If you want to know what the couple were hunting for, click here.
When I had walked as far around the walls as I could go, I walked down the steps and found myself opposite the bullring.
Did you know…
The bullring in Alcudia is privately owned but you can visit it. I don’t mean to watch a bull fight; I mean to discover some of Mallorca’s and Alcudia’s history.
You pay 2€ to go in and you can walk into the stadium, up the tiered stone seating and you can even look over the wall and see the bulls below.
You can spend as much time as you like imagining the great torreros or just enjoying the magnificent view of Pollensa Bay and the surrounding countryside.
Then you go to the typically Spanish bar area within the bullring, that has a very southern feel, where they normally have Flamenco music playing, and they will give you a drink. It’s all included in your 2€ entrance fee.
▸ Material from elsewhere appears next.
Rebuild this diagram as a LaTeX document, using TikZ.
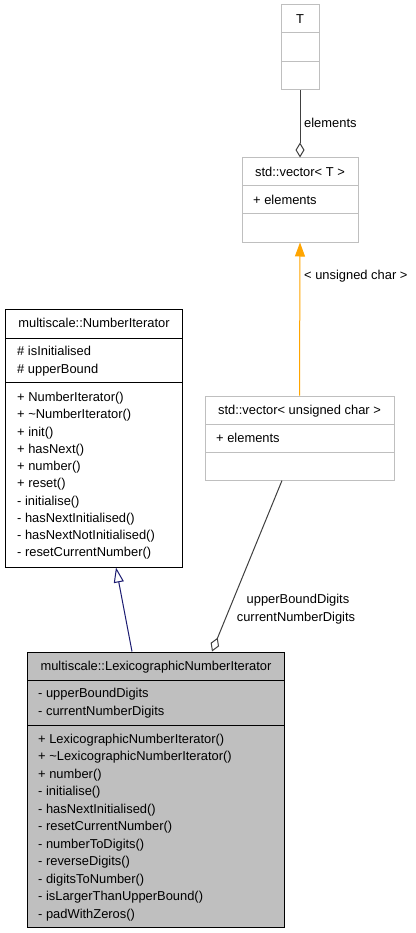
\documentclass[tikz,border=0pt]{standalone}
\usepackage{fontspec}
\setmainfont{Liberation Sans}
\usetikzlibrary{arrows.meta, positioning}
\definecolor{boxgray}{HTML}{BFBFBF}
\definecolor{edgegray}{HTML}{404040}
\definecolor{inhnavy}{HTML}{191970}
\definecolor{tmplorange}{HTML}{FFA500}

\begin{document}
\begin{tikzpicture}[x=1pt, y=-1pt,
    tmplbox/.style={rectangle, draw=boxgray, fill=white, line width=1pt, inner sep=0pt},
    classbox/.style={rectangle, draw=black, fill=white, line width=1pt, inner sep=0pt},
    title/.style={inner sep=0pt, anchor=mid, yshift=-1.5pt, font=\fontsize{12.9}{15}\selectfont},
    member/.style={inner sep=0pt, anchor=mid west, yshift=-1.5pt, font=\fontsize{12.9}{15}\selectfont},
    aggr/.style={-{Diamond[open, length=15pt, width=9pt]}, line width=1pt, edgegray},
    tmplarrow/.style={-{Triangle[length=14pt, width=10pt]}, line width=1pt, tmplorange},
    inherit/.style={-{Triangle[open, length=15pt, width=10pt]}, line width=1pt, inhnavy},
  ]
  \useasboundingbox[fill=white] (0,0) rectangle (415,933);

  \node[tmplbox, minimum width=38pt, minimum height=85pt] (tbox) at (300,47.5) {};
  \node[tmplbox, minimum width=116pt, minimum height=84pt] (vect) at (300,200) {};
  \node[tmplbox, minimum width=189pt, minimum height=84pt] (vecuc) at (299.5,438) {};
  \node[classbox, minimum width=177pt, minimum height=258pt] (numit) at (93.5,438) {};
  \node[classbox, fill=boxgray, minimum width=257pt, minimum height=275pt] (lexit) at (155.5,789.5) {};

  \draw[boxgray, line width=1pt] (281,33) -- (319,33) (281,62) -- (319,62);
  \draw[boxgray, line width=1pt] (242,186) -- (358,186) (242,214) -- (358,214);
  \draw[boxgray, line width=1pt] (205,424) -- (394,424) (205,452) -- (394,452);
  \draw[line width=1pt] (5,338) -- (182,338) (5,382) -- (182,382);
  \draw[line width=1pt] (27,680) -- (284,680) (27,725) -- (284,725);

  \node[title] (ttitle) at (300,19) {T};
  \node[title] (vecttitle) at (300,172) {std::vector< T >};
  \node[member] (vectelem) at (253,200) {+ elements};
  \node[title] (vecuctitle) at (299.5,410) {std::vector< unsigned char >};
  \node[member] (vecucelem) at (216,438) {+ elements};

  \node[title] (numittitle) at (94,323) {multiscale::NumberIterator};
  \node[member] (numitattr1) at (17,351) {\# isInitialised};
  \node[member] (numitattr2) at (17,369) {\# upperBound};
  \foreach \m [count=\i from 0] in {+ NumberIterator(), + \textasciitilde NumberIterator(), + init(),
      + hasNext(), + number(), + reset(), - initialise(), - hasNextInitialised(),
      - hasNextNotInitialised(), - resetCurrentNumber()}
    \node[member] (numitop\i) at (17,397.5+17.25*\i) {\m};

  \node[title] (lexittitle) at (156,666) {multiscale::LexicographicNumberIterator};
  \node[member] (lexitattr1) at (38,693) {- upperBoundDigits};
  \node[member] (lexitattr2) at (38,711) {- currentNumberDigits};
  \foreach \m [count=\i from 0] in {+ LexicographicNumberIterator(), + \textasciitilde LexicographicNumberIterator(),
      + number(), - initialise(), - hasNextInitialised(), - resetCurrentNumber(),
      - numberToDigits(), - reverseDigits(), - digitsToNumber(), - isLargerThanUpperBound(),
      - padWithZeros()}
    \node[member] (lexitop\i) at (38,739+17.5*\i) {\m};

  \draw[aggr] (tbox.south) -- (vect.north);
  \draw[tmplarrow] (vecuc.north) -- (vect.south);
  \draw[inherit] ([xshift=-23.5pt]lexit.north) -- ([xshift=22.5pt]numit.south);
  \draw[aggr] ([xshift=-17.5pt]vecuc.south) -- ([xshift=56.5pt]lexit.north);

  \node[member] (elemlabel) at (304,123) {elements};
  \node[member] (ucharlabel) at (304,275) {< unsigned char >};
  \node[title] (ubdlabel) at (298,599) {upperBoundDigits};
  \node[title] (cndlabel) at (296,617) {currentNumberDigits};
\end{tikzpicture}
\end{document}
The Alcudia Xperience bus arrived and dropped off it’s load, reminding me what time it was: time for work. I looked around for my lift, and there was Michael in his van just pulling up with some clients who he had picked up to take to the office.
I jumped in and we set off toward the port to the office, leaving Alcudia old town behind us.
My stroll had been a short one, but I was only killing time as I was ready early for work and I thought I’d enjoy a little walk around my own town before it got busy with day visitors.
I hope you have also enjoyed this stroll around Alcudia with me and I hope that you will one day take the same stroll yourself and visit the attractive and historic centre where I live. Maybe you already have. What did you think?